Journalist Chris Anderson covered the exciting new realities of book, music, and video retailing in an excellent article (The Long Tail) in the October edition of Wired. According to Anderson:

Unlimited selection is revealing truths about what consumers want and how they want to get it in service after service, from DVDs at Netflix to music videos on Yahoo! Launch to songs in the iTunes Music Store and Rhapsody. People are going deep into the catalog, down the long, long list of available titles, far past what's available at Blockbuster Video, Tower Records, and Barnes & Noble. And the more they find, the more they like. As they wander further from the beaten path, they discover their taste is not as mainstream as they thought (or as they had been led to believe by marketing, a lack of alternatives, and a hit-driven culture).

As Big Martha over in D Block says, "That's a good thing."

Monday, January 24, 2005

Advice for the homemaker If you fry, don't dry

In our home our tiny kitchen is adjacent to the laundry room. By "adjacent" I mean that you can flip an omelet with one hand while adding fabric softener to a load of delicates with the other.

So the other day my wife was cooking breakfast while a load of laundry was tumbling in the dryer. A few hours later I got out of the shower and grabbed a freshly laundered towel, expecting the springtime fresh scent of detergent. Instead my towel smelled like a pound of fried bacon. We took the obvious course of action, but it turns out that a terrycloth, lettuce, and tomato sandwich is far less appetizing than it sounds.

Sometimes it just doesn't pay to multitask.

Friday, January 21, 2005

CLEAR! Gettin' Hoggy with it

One does not dine at an establishment called Hoggy's with an expectation of finding a menu replete with sprouts and tofu. My expectations were realistic, but still I was unprepared for the unabashed orgy of cholesterol and carnivorism that is the Hoggy's experience.

When the onion ring appetizer arrived we were astonished to see that it consisted of about two dozen rings the size of bagels. Just being near them I could feel my arteries clogging.

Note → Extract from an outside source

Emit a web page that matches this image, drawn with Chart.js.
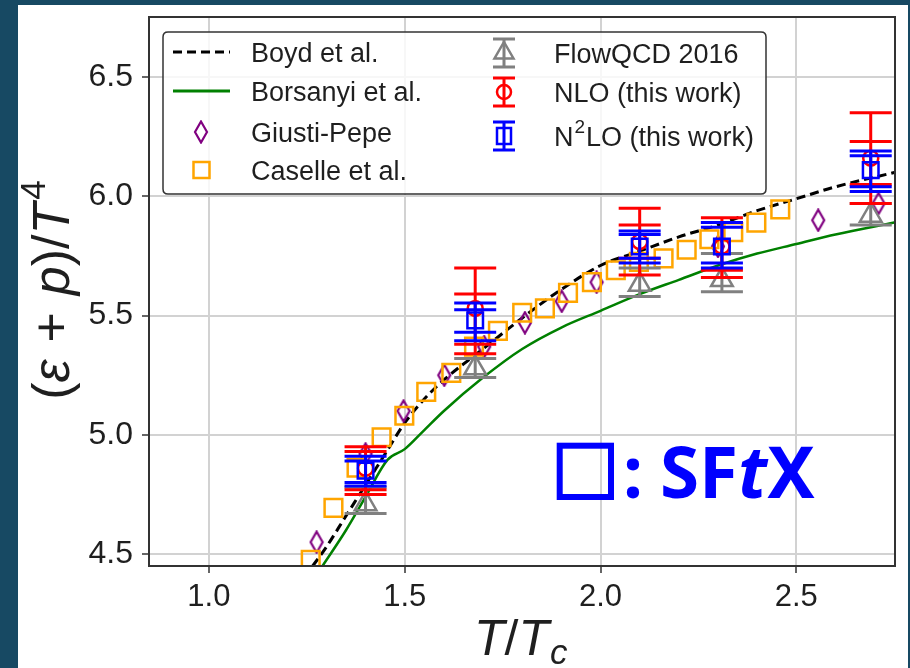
<!DOCTYPE html>
<html><head><meta charset="utf-8">
<script src="https://cdn.jsdelivr.net/npm/chart.js@4.4.0/dist/chart.umd.min.js"></script>
<style>
html,body{margin:0;padding:0;background:#174963;width:910px;height:668px;overflow:hidden}
#panel{position:absolute;left:18px;top:5px;width:890px;height:663px;background:#fff}
#wrap{position:absolute;left:0;top:0;width:910px;height:668px}
</style></head><body>
<div id="panel"></div>
<div id="wrap"><canvas id="c" width="910" height="668"></canvas></div>
<script>
// ---------------- data ----------------
const xTickVals = [1.0, 1.5, 2.0, 2.5];
const yTickVals = [4.5, 5.0, 5.5, 6.0, 6.5];

const boydT = [1.265,1.30,1.35,1.40,1.45,1.50,1.55,1.60,1.70,1.80,1.90,2.00,2.10,2.20,2.30,2.40,2.50,2.60,2.75];
const boydY = [4.45,4.53,4.66,4.79,4.92,5.05,5.15,5.23,5.36,5.49,5.61,5.71,5.77,5.83,5.88,5.94,5.99,6.04,6.10];

const borsT = [1.29,1.35,1.40,1.456,1.50,1.55,1.60,1.70,1.80,1.90,2.00,2.10,2.20,2.30,2.40,2.50,2.60,2.75];
const borsY = [4.45,4.60,4.74,4.895,4.94,5.02,5.10,5.24,5.36,5.45,5.52,5.59,5.65,5.71,5.76,5.80,5.84,5.89];

const giustiT = [1.275,1.40,1.497,1.601,1.703,1.807,1.901,1.99,2.30,2.556,2.71];
const giustiY = [4.55,4.92,5.10,5.25,5.37,5.47,5.56,5.64,5.79,5.90,5.97];

const caselleT = [1.260,1.318,1.377,1.441,1.499,1.555,1.619,1.677,1.738,1.800,1.858,1.917,1.978,2.039,2.098,2.161,2.220,2.278,2.339,2.398,2.459];
const caselleY = [4.476,4.694,4.862,4.99,5.08,5.18,5.26,5.37,5.436,5.512,5.53,5.595,5.64,5.69,5.725,5.74,5.776,5.82,5.85,5.89,5.945];

const clusterT = [1.40, 1.68, 2.10, 2.31, 2.69];

const flowY  = [4.71, 5.28, 5.63, 5.65, 5.92];
const flowLo = [4.67, 5.24, 5.58, 5.60, 5.88];
const flowHi = [4.78, 5.32, 5.70, 5.76, 5.97];

const nloY   = [4.86, 5.53, 5.81, 5.79, 6.16];
const nloLo  = [4.75, 5.34, 5.67, 5.66, 5.97];
const nloHi  = [4.95, 5.70, 5.95, 5.91, 6.35];
const nloLo2 = [4.77, 5.38, 5.74, 5.69, 6.05];
const nloHi2 = [4.93, 5.59, 5.88, 5.89, 6.23];

const n2loY   = [4.85, 5.48, 5.79, 5.79, 6.11];
const n2loLo  = [4.785, 5.395, 5.72, 5.70, 6.02];
const n2loHi  = [4.91, 5.553, 5.855, 5.89, 6.19];
const n2loLo2 = [4.80, 5.43, 5.74, 5.72, 6.04];
const n2loHi2 = [4.89, 5.525, 5.84, 5.87, 6.17];

// ---------------- helpers ----------------
const pts = (xs, ys) => xs.map((x, i) => ({x: x, y: ys[i]}));
const errPts = (ys, lo, hi, lo2, hi2) => clusterT.map((x, i) => ({
  x: x, y: ys[i], lo: lo[i], hi: hi[i],
  lo2: lo2 ? lo2[i] : null, hi2: hi2 ? hi2[i] : null
}));

const PURPLE = '#800080', ORANGE = '#ffa500', GREY = '#808080', RED = '#ff0000', BLUE = '#0000ff', GREEN = '#008000';

function thinDiamond() {
  const c = document.createElement('canvas');
  c.width = 16; c.height = 24;
  const g = c.getContext('2d');
  g.strokeStyle = PURPLE; g.lineWidth = 2.2;
  g.beginPath();
  g.moveTo(8, 1.5); g.lineTo(14, 12); g.lineTo(8, 22.5); g.lineTo(2, 12); g.closePath();
  g.stroke();
  return c;
}
const diamondImg = thinDiamond();

const FONT = "'Liberation Sans', Arial, sans-serif";
const TXT = '#1f1f1f';

// ---------------- plugins ----------------
const errorBars = {
  id: 'errorBars',
  beforeDatasetDraw(chart, args) {
    const ds = chart.data.datasets[args.index];
    if (!ds.errColor) return;
    const {ctx, scales: {x, y}, chartArea} = chart;
    ctx.save();
    ctx.beginPath();
    ctx.rect(chartArea.left, chartArea.top, chartArea.right - chartArea.left, chartArea.bottom - chartArea.top);
    ctx.clip();
    ctx.strokeStyle = ds.errColor;
    ctx.lineWidth = 3;
    const half = 21;
    ds.data.forEach(p => {
      const px = x.getPixelForValue(p.x);
      const yl = y.getPixelForValue(p.lo), yh = y.getPixelForValue(p.hi);
      ctx.beginPath();
      ctx.moveTo(px, yl); ctx.lineTo(px, yh);
      [p.lo, p.hi, p.lo2, p.hi2].forEach(v => {
        if (v === null || v === undefined) return;
        const py = y.getPixelForValue(v);
        ctx.moveTo(px - half, py); ctx.lineTo(px + half, py);
      });
      ctx.stroke();
    });
    ctx.restore();
  }
};

const decorations = {
  id: 'decorations',
  afterDatasetsDraw(chart) {
    const {ctx, chartArea: a} = chart;
    ctx.save();
    ctx.strokeStyle = '#333';
    ctx.lineWidth = 2;
    ctx.strokeRect(a.left, a.top, a.right - a.left, a.bottom - a.top);
    ctx.restore();

    drawLegend(ctx);
    drawTitles(ctx);
    drawSFtX(ctx);
  }
};

function roundRect(ctx, x, y, w, h, r) {
  ctx.beginPath();
  ctx.moveTo(x + r, y);
  ctx.lineTo(x + w - r, y); ctx.quadraticCurveTo(x + w, y, x + w, y + r);
  ctx.lineTo(x + w, y + h - r); ctx.quadraticCurveTo(x + w, y + h, x + w - r, y + h);
  ctx.lineTo(x + r, y + h); ctx.quadraticCurveTo(x, y + h, x, y + h - r);
  ctx.lineTo(x, y + r); ctx.quadraticCurveTo(x, y, x + r, y);
  ctx.closePath();
}

function legendErrHandle(ctx, cx, cy, color, marker) {
  ctx.save();
  ctx.strokeStyle = color; ctx.lineWidth = 3;
  ctx.beginPath();
  ctx.moveTo(cx, cy - 14); ctx.lineTo(cx, cy + 14);
  ctx.moveTo(cx - 11, cy - 14); ctx.lineTo(cx + 11, cy - 14);
  ctx.moveTo(cx - 11, cy + 14); ctx.lineTo(cx + 11, cy + 14);
  ctx.stroke();
  ctx.lineWidth = 2.5;
  ctx.beginPath();
  if (marker === 'tri') {
    const r = 11;
    ctx.moveTo(cx, cy - r);
    ctx.lineTo(cx + r * 0.866, cy + r * 0.5);
    ctx.lineTo(cx - r * 0.866, cy + r * 0.5);
    ctx.closePath();
  } else if (marker === 'circle') {
    ctx.arc(cx, cy, 7, 0, Math.PI * 2);
  } else {
    ctx.rect(cx - 7, cy - 8, 14, 16);
  }
  ctx.stroke();
  ctx.restore();
}

function drawLegend(ctx) {
  ctx.save();
  roundRect(ctx, 163, 32, 603, 162, 5);
  ctx.fillStyle = 'rgba(255,255,255,0.82)';
  ctx.fill();
  ctx.strokeStyle = '#333'; ctx.lineWidth = 1.5;
  ctx.stroke();

  ctx.lineWidth = 3;
  ctx.strokeStyle = '#000'; ctx.setLineDash([9, 5]);
  ctx.beginPath(); ctx.moveTo(173, 52); ctx.lineTo(230, 52); ctx.stroke();
  ctx.setLineDash([]);
  ctx.strokeStyle = GREEN;
  ctx.beginPath(); ctx.moveTo(173, 91); ctx.lineTo(230, 91); ctx.stroke();
  ctx.drawImage(diamondImg, 201 - 8, 132 - 12);
  ctx.strokeStyle = ORANGE; ctx.lineWidth = 2.5;
  ctx.strokeRect(193.5, 162, 16, 16);

  legendErrHandle(ctx, 504, 53, GREY, 'tri');
  legendErrHandle(ctx, 504, 92, RED, 'circle');
  legendErrHandle(ctx, 504, 136, BLUE, 'rect');

  ctx.fillStyle = TXT;
  ctx.font = '27px ' + FONT;
  ctx.textBaseline = 'alphabetic';
  ctx.textAlign = 'left';
  ctx.fillText('Boyd et al.', 251, 62);
  ctx.fillText('Borsanyi et al.', 251, 101);
  ctx.fillText('Giusti-Pepe', 251, 142);
  ctx.fillText('Caselle et al.', 251, 180);
  ctx.fillText('FlowQCD 2016', 554, 63);
  ctx.fillText('NLO (this work)', 554, 102);
  let x = 554;
  ctx.fillText('N', x, 146); x += ctx.measureText('N').width;
  ctx.font = '19px ' + FONT;
  ctx.fillText('2', x + 1, 133); x += ctx.measureText('2').width + 2;
  ctx.font = '27px ' + FONT;
  ctx.fillText('LO (this work)', x, 146);
  ctx.restore();
}

function drawSegs(ctx, segs, startX, baseY) {
  let x = startX;
  segs.forEach(s => {
    if (s.gap) { x += s.gap; return; }
    ctx.font = s.font;
    ctx.fillText(s.t, x, baseY - (s.dy || 0));
    x += ctx.measureText(s.t).width;
  });
  return x;
}
function segsWidth(ctx, segs) {
  let w = 0;
  segs.forEach(s => {
    if (s.gap) { w += s.gap; return; }
    ctx.font = s.font; w += ctx.measureText(s.t).width;
  });
  return w;
}

function drawTitles(ctx) {
  ctx.save();
  ctx.fillStyle = TXT;
  ctx.textBaseline = 'alphabetic';
  ctx.textAlign = 'left';
  const up = '52px ' + FONT, it = 'italic 52px ' + FONT, sup = '35px ' + FONT;
  const ySegs = [
    {t: '(', font: up}, {t: 'ε', font: it}, {gap: 17}, {t: '+', font: up}, {gap: 17},
    {t: 'p', font: it}, {t: ')/', font: up}, {t: 'T', font: it}, {gap: 3}, {t: '4', font: sup, dy: 24}
  ];
  const w = segsWidth(ctx, ySegs);
  ctx.translate(69, 290);
  ctx.rotate(-Math.PI / 2);
  drawSegs(ctx, ySegs, -w / 2, 0);
  ctx.restore();

  ctx.save();
  ctx.fillStyle = TXT;
  ctx.textBaseline = 'alphabetic';
  const xit = 'italic 50px ' + FONT, xup = '50px ' + FONT, xsub = 'italic 35px ' + FONT;
  const xSegs = [{t: 'T', font: xit}, {t: '/', font: xup}, {t: 'T', font: xit}, {gap: 1}, {t: 'c', font: xsub, dy: -9}];
  drawSegs(ctx, xSegs, 474, 655);
  ctx.restore();
}

function drawSFtX(ctx) {
  ctx.save();
  ctx.strokeStyle = BLUE; ctx.fillStyle = BLUE;
  ctx.lineWidth = 6;
  ctx.strokeRect(559.7, 445.7, 51.3, 51.3);
  ctx.textBaseline = 'alphabetic';
  const b = "bold 71px 'Noto Sans', 'DejaVu Sans', sans-serif";
  const bi = "italic bold 71px 'Noto Sans', 'DejaVu Sans', sans-serif";
  drawSegs(ctx, [{t: ':', font: b}], 623, 498);
  drawSegs(ctx, [{t: 'SF', font: b}, {t: 't', font: bi}, {t: 'X', font: b}], 660, 498);
  ctx.restore();
}

// ---------------- chart ----------------
const gridCfg = {color: '#d2d2d2', lineWidth: 2, drawTicks: true, tickLength: 7, tickColor: '#333', tickWidth: 1.5};

new Chart(document.getElementById('c'), {
  type: 'scatter',
  data: {
    datasets: [
      {label: 'N2LO (this work)', data: errPts(n2loY, n2loLo, n2loHi, n2loLo2, n2loHi2), errColor: BLUE,
       pointStyle: 'rect', pointRadius: 11, pointHoverRadius: 11, borderColor: BLUE, borderWidth: 2.5, backgroundColor: 'rgba(0,0,0,0)', order: 0},
      {label: 'NLO (this work)', data: errPts(nloY, nloLo, nloHi, nloLo2, nloHi2), errColor: RED,
       pointStyle: 'circle', pointRadius: 7.5, pointHoverRadius: 7.5, borderColor: RED, borderWidth: 2.5, backgroundColor: 'rgba(0,0,0,0)', order: 1},
      {label: 'FlowQCD 2016', data: errPts(flowY, flowLo, flowHi), errColor: GREY,
       pointStyle: 'triangle', pointRadius: 12.5, pointHoverRadius: 12.5, borderColor: GREY, borderWidth: 2.5, backgroundColor: 'rgba(0,0,0,0)', order: 2},
      {label: 'Caselle et al.', data: pts(caselleT, caselleY),
       pointStyle: 'rect', pointRadius: 12.5, pointHoverRadius: 12.5, borderColor: ORANGE, borderWidth: 2.5, backgroundColor: 'rgba(0,0,0,0)', order: 3},
      {label: 'Giusti-Pepe', data: pts(giustiT, giustiY),
       pointStyle: diamondImg, pointRadius: 10, borderColor: PURPLE, backgroundColor: 'rgba(0,0,0,0)', order: 4},
      {label: 'Borsanyi et al.', data: pts(borsT, borsY), showLine: true, cubicInterpolationMode: 'monotone',
       borderColor: GREEN, borderWidth: 2.5, pointRadius: 0, pointHoverRadius: 0, order: 5},
      {label: 'Boyd et al.', data: pts(boydT, boydY), showLine: true, cubicInterpolationMode: 'monotone',
       borderColor: '#000', borderWidth: 3, borderDash: [9, 5], pointRadius: 0, pointHoverRadius: 0, order: 6}
    ]
  },
  options: {
    responsive: false,
    animation: false,
    devicePixelRatio: 1,
    layout: {padding: {top: 17, right: 13, left: 0, bottom: 0}},
    plugins: {legend: {display: false}, tooltip: {enabled: false}},
    events: [],
    scales: {
      x: {
        type: 'linear', min: 0.847, max: 2.752,
        afterBuildTicks: s => { s.ticks = xTickVals.map(v => ({value: v})); },
        afterFit: s => { s.height = 102; s.paddingLeft = 0; s.paddingRight = 0; },
        grid: gridCfg,
        border: {display: false},
        ticks: {font: {family: FONT, size: 31}, color: TXT, padding: 6, maxRotation: 0,
                callback: v => Number(v).toFixed(1)}
      },
      y: {
        type: 'linear', min: 4.45, max: 6.752,
        afterBuildTicks: s => { s.ticks = yTickVals.map(v => ({value: v})); },
        afterFit: s => { s.width = 149; s.paddingTop = 0; s.paddingBottom = 0; },
        grid: gridCfg,
        border: {display: false},
        ticks: {font: {family: FONT, size: 32}, color: TXT, padding: 9,
                callback: v => Number(v).toFixed(1)}
      }
    }
  },
  plugins: [errorBars, decorations]
});
</script>
</body></html>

My pork tenderloin was breaded, fried, and the size of a hubcap. It rested on an avalanche of mashed potatoes. What with the cornbread and the cole slaw, I gave up before consuming two thirds of my dinner. My waif of a daughter could barely lift her pulled pork sandwich, and I was in such a swine-induced stupor that I have no recollection of what my wife ordered, only that there was a lot of it. The food was very good, actually, but it's the kind of stuff that makes you want to go home and do sit-ups until you pass out.

The Hoggy's menu offers a free t-shirt to anyone who can successfully meet The Hoggy Challenge. This involves chowing down "a half slab of ribs, BBQ 1/2 Chicken, Puled Pork sandwich, two side dishes & cornbread." I have no idea what the t-shirt looks like, but I wouldn't be at all surprise if it features two carefully placed circles and a slogan that says "Place defibrillator paddles here."